Donetsk Republic activists like those who attacked a pro-Ukrainian rally Monday in Donetsk hold similar beliefs to the 19th-century national movement.

From mid-October, larger and larger crowds convened in Kiev. Worried about their size and their calls for change, the authorities declared martial law and had dozens arrested. These actions only saw the protestors grow in numbers. Some vandalized buildings while others threw rocks at armed guards. The majority of protestors, as journalists reported, were united in their shared disgust with the political order and desire to create a better, more democratic society.  

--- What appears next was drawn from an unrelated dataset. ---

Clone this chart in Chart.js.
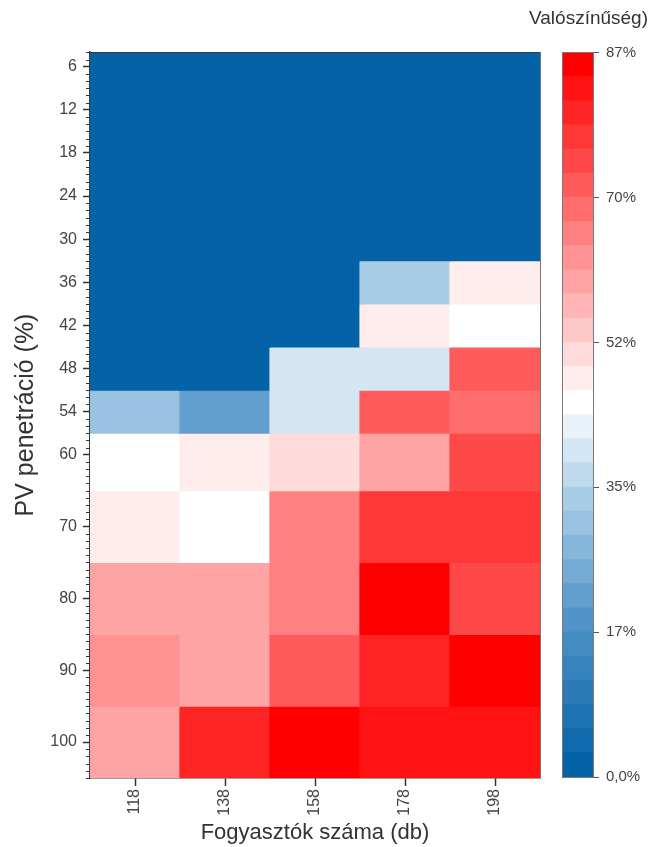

While the above scene may sound familiar, it occurred in October 1905, not 2013, and is one of many events Faith Hillis examines in her important new book, "Children of Rus': Right-Bank Ukraine and the Invention of a Russian Nation." Hillis traces the rise of a nationalist movement that started in the 1830s in the Russian Empire's southwest borderlands. A disparate group of intellectuals, artists, and local notables began to reimagine imperial history as an ethnic, nationalist story.  

This project envisioned the residents of this multiethnic region as "children of Rus'," with Orthodox Slavs serving as the inheritors of traditions that stretched back centuries. Hillis explores how the group fashioned a "Little Russian" sense of nationhood, one that initially saw all Eastern Orthodox Slavs living in the Dnepr region as brothers. The proponents of this Little Russian idea attempted to spread their narrative, encouraging the imperial government to "protect" them from the hostile groups — mostly Poles and Jews, but eventually Ukrainian nationalists — who threatened them.  

"Children of Rus'" concludes with the start of World War I and the disintegration of the Little Russian idealists by that time. Hillis tells a complex, nuanced history well and makes use of archives in Ukraine, Russia, and the U.S. No short review can relate the fascinating episodes and important insights she relates. The development of nationalist ideas in the southwest borderland, Hillis proves, was a dynamic, complex process, but one that proved to be significant and lasting.  Hillis reveals how the initial activism of Little Russian idealists evolved over the course of the century, eventually creating growing into a mass political movement by the early twentieth century. By that time, however, the "Little Russian Idea" had broken into competing groups.  

When the first organized societies appeared in the 1830s to study the history of the region and to "prove" that the Dnieper region had always been the home to a battling eastern Slavic civilization, they counted the poet Taras Shevchenko among their number — the secretive Cyril and Methodius Brotherhood, as Hillis demonstrates, developed out of the early stages.  Eventually, as the activists spread and created newspapers and voluntary associations, several camps emerged — some began to view the story of eastern Slavic culture as a "Ukrainian" one, while others began to defend it as a "Russian" one.  

As Hillis shows, the evolving battles over the "children of Rus'" idea also involved Shevchenko's legacy: he came to be seen by some as a Ukrainian patriot while others saw him as a dangerous revolutionary. It is in this context, Hillis writes, that many Little Russian activists, including Mikhail Katkov, began to argue that Ukrainians were not a separate people at all.  Instead, as one of the activists would claim by 1864, "our region is Russian, Russian, Russian."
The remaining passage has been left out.